All that said, a matter of even greater concern is the fact that they are far from alone. In that article, Wicked Leeks paints a devastating picture of food production in the UK:
In a poll by Riverford Organic Farmers, 62 per-cent of British farmers said they are currently at financial risk, while 61 per-cent said they are likely to give up their farm in the next 18 months. Volatility has been a key theme. Wafer-thin margins plague the fruit and veg sector. Throw in energy price spikes, labour shortages coupled with wage increases, as well as supply chain issues, and you realise there’s a heady cocktail of economic pressures. Add in the toll of extreme weather and the unfair behaviour of the biggest supermarkets, and it’s no wonder that so many fresh produce businesses are on the edge.
Today, almost half of the veg we consume and more than 80 per-cent of fruit comes from overseas. Less than two per cent of all farmland is used to grow fruit and veg. Double the land is needed, states the open letter (Written by the Soil Association to the Prime Minister in June 2024). (https://wickedleeks.riverford.co.uk/news/something-rotten-in-the-fruit-veg-sector, retrieved 8th October 2024)

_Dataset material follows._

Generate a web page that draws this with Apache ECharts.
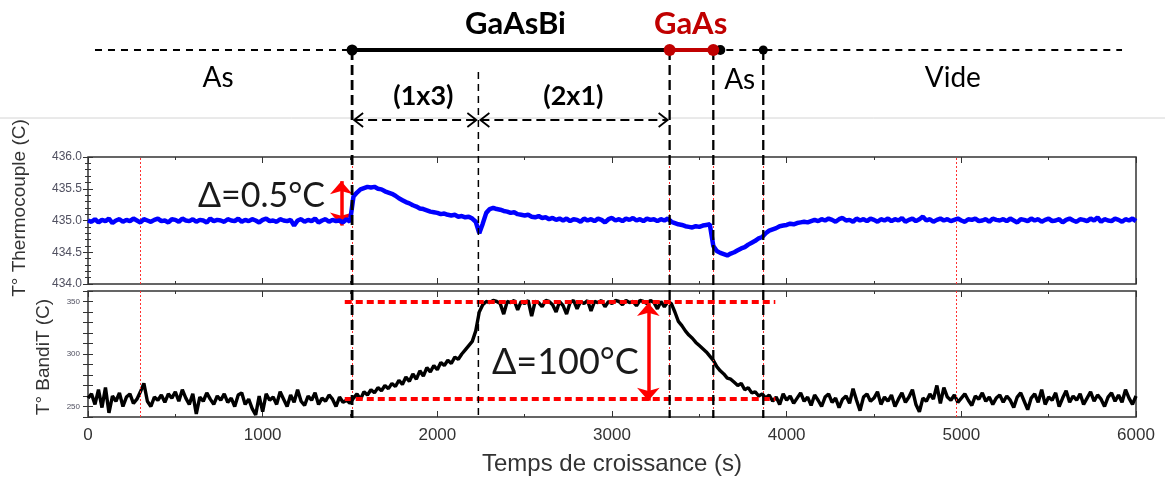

In another article, Riverford quotes:
Evidence also shows that huge amounts of money are extracted out of the system as costs and profits. Sustain’s Unpicking Food Prices report reveals that farmers often receive less than 1p of the profit from their produce. With 40% of farms earning less than £25,000 annually, small-scale agroecological farming is becoming financially unviable," concludes White ( Will White, Sustainable Farming Campaign Coordinator at Sustain). (https://wickedleeks.riverford.co.uk/news/fake-farms-ugly-truths/, retrieved 8th October 2024)
While the current system has been working till now for the supermarkets and non-ecologically-friendly, huge industrial food production concerns, it means that our food security is compromised. How many times have you been to a supermarket to buy vegetables recently only to find that there is none of what you want on the shelves?
The Food Security Index 2024 states that a mere 17 per cent of fruit and 55 per cent of vegetables consumed in the UK are grown here, and The Guardian estimates the UK’s self-sufficiency could fall by eight per cent this year.
Clearly relying on imported fruit and vegetables is likely to become an increasing problem as both geopolitics and the climate change. And while we can help with climate change and ecological challenges at home by supporting small farmers like Liv and Henry, to rely on imported food and re-wild farmland here can be seen as just another form of green-washing, as it simply moves those problems overseas and further out of sight.
With thanks to Liv and Henry of Down Farm for letting us quote their letter; we have written to Wicked Leeks, but have had no reply yet.